§ **Dataset rows**:
▼

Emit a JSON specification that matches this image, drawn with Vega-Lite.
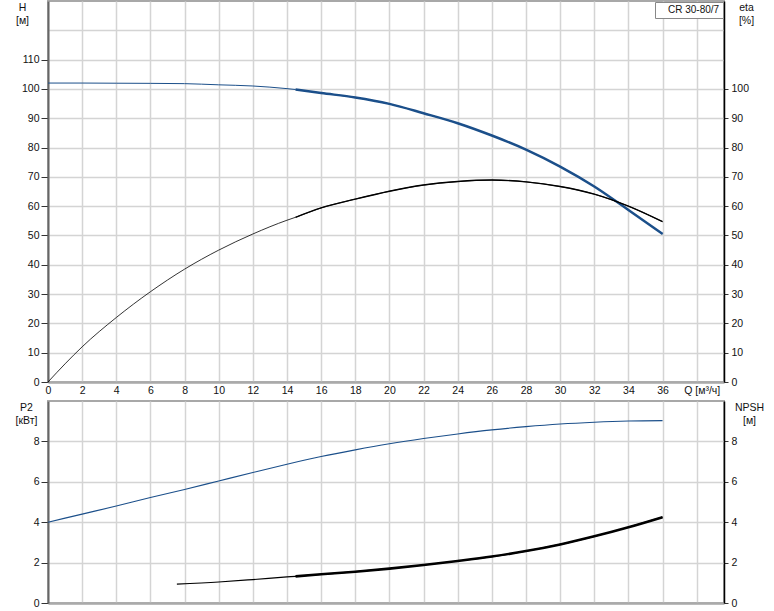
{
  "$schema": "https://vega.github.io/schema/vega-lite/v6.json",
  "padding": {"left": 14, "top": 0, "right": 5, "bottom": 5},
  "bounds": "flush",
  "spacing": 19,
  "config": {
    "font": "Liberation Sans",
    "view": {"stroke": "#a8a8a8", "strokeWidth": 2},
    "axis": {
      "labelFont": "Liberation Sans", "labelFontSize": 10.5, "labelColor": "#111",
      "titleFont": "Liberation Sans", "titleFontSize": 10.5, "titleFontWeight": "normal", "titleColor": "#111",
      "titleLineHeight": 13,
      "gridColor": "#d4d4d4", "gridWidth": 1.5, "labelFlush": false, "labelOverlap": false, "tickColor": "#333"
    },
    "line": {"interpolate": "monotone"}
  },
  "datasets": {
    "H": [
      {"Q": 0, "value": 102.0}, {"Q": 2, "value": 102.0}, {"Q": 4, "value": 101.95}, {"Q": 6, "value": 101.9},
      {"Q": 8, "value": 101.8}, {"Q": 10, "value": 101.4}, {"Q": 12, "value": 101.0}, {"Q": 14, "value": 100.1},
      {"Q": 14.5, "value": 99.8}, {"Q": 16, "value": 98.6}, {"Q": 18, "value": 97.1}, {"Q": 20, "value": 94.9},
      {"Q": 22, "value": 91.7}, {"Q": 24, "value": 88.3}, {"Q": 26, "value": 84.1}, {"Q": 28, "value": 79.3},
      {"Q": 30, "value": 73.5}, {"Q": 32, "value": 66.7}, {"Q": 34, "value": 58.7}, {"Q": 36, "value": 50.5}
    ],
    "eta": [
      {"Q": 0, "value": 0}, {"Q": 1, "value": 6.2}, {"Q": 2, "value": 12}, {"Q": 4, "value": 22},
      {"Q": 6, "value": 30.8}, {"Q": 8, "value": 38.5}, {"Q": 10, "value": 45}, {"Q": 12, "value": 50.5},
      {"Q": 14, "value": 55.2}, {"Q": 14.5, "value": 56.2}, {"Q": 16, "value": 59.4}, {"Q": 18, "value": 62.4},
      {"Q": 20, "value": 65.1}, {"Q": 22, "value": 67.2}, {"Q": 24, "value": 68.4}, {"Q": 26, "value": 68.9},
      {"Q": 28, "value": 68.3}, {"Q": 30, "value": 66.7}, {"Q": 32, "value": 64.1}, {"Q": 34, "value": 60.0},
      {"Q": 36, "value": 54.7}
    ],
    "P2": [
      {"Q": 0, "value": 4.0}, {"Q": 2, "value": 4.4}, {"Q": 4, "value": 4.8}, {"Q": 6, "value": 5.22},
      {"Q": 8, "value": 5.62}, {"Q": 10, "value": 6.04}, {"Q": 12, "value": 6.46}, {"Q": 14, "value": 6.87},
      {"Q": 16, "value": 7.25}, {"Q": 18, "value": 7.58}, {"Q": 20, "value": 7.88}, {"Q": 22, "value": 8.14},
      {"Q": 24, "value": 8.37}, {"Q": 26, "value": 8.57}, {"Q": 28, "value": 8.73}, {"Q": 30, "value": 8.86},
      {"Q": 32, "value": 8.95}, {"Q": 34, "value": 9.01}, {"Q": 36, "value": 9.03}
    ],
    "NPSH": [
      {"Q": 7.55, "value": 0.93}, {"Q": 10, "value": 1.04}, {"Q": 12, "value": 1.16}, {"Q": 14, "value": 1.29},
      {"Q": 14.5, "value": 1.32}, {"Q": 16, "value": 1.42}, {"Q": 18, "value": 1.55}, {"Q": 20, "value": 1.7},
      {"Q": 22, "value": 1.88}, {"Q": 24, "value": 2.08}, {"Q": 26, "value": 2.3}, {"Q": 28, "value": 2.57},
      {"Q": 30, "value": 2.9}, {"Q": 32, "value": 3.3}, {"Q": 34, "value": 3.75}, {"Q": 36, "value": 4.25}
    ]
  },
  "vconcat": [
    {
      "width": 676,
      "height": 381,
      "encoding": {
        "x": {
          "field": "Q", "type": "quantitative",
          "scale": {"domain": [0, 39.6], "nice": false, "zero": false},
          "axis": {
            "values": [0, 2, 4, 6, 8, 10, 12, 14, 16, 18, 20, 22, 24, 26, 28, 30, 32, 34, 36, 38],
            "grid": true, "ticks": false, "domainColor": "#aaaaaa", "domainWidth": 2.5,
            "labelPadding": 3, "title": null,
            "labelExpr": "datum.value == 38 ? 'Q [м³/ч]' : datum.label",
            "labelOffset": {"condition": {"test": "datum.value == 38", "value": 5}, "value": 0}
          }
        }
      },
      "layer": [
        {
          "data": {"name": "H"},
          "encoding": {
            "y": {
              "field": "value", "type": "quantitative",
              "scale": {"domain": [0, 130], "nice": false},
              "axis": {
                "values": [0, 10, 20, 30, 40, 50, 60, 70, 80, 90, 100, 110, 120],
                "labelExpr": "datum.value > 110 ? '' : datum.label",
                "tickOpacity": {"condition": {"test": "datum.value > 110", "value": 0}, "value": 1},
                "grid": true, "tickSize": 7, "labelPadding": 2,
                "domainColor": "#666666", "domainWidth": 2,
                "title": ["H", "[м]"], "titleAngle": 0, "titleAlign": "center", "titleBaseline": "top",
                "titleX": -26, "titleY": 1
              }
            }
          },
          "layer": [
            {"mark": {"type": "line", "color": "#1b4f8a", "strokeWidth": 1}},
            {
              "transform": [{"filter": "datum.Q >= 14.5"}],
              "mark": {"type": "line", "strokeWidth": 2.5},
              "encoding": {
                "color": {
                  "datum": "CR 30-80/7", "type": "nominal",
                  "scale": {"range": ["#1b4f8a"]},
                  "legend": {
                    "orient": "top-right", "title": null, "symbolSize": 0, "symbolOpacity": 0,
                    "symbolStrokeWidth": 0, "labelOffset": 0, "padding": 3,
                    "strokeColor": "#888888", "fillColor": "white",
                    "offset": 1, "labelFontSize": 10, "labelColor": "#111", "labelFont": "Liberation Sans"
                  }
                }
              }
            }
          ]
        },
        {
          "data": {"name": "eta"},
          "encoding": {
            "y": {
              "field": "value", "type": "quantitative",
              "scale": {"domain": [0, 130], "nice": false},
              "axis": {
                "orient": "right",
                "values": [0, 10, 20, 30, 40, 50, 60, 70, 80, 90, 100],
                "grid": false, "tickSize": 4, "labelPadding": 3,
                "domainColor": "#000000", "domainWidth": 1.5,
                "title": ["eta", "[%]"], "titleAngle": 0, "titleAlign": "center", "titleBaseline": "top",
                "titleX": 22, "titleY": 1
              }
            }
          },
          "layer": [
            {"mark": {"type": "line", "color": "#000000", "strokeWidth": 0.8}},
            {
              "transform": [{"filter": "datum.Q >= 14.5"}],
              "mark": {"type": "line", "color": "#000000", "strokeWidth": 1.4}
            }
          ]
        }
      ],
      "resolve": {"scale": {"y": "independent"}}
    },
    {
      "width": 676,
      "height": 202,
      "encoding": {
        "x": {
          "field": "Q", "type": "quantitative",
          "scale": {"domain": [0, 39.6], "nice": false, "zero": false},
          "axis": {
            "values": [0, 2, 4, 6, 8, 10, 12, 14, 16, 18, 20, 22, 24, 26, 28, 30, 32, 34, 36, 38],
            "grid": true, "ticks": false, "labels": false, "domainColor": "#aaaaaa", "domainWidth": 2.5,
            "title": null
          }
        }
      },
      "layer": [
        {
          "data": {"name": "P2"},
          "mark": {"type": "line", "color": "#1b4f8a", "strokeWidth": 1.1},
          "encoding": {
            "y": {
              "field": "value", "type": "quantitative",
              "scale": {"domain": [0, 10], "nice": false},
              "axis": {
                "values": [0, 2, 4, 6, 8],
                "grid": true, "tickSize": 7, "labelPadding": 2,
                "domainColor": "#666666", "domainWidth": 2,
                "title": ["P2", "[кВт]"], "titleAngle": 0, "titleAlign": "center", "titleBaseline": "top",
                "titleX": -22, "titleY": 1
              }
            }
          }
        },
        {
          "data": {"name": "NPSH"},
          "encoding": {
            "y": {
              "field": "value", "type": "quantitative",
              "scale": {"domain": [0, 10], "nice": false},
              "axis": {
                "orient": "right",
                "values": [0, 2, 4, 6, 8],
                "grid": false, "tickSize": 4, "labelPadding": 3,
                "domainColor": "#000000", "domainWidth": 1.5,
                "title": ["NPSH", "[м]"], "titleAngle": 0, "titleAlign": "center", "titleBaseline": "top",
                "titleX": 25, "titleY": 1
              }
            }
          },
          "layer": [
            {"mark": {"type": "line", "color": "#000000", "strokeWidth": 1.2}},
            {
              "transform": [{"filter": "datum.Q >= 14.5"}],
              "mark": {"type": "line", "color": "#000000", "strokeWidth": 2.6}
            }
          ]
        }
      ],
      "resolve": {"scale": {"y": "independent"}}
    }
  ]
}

▲
▼

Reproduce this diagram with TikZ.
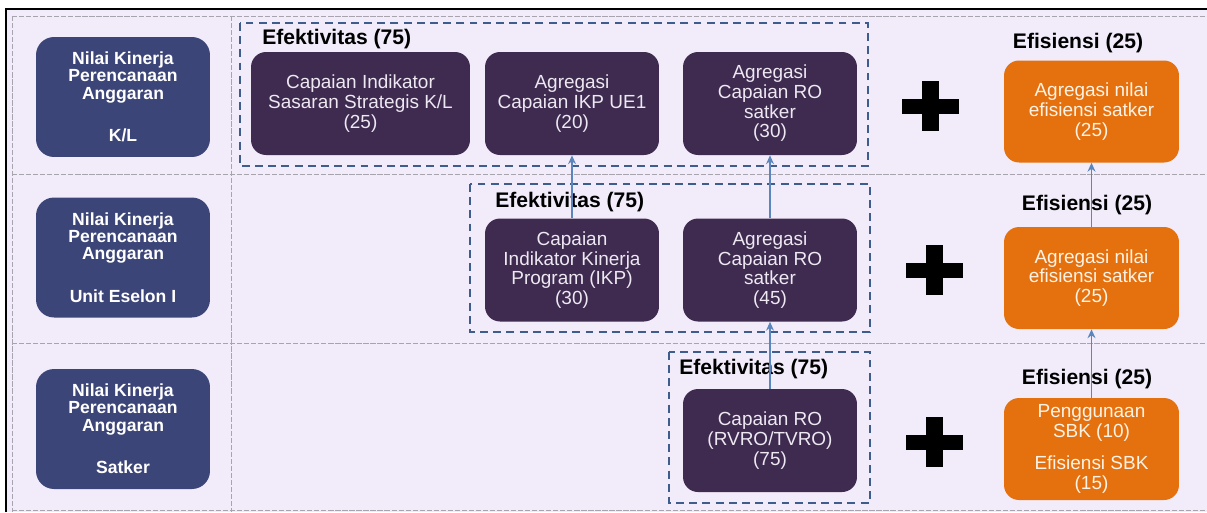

▲

§ **Problem requirements**: Filter the records above for "with" and copy every matching line.

§ **Output of the exercise**:
Emit a JSON specification that matches this image, drawn with Vega-Lite.
Reproduce this diagram with TikZ.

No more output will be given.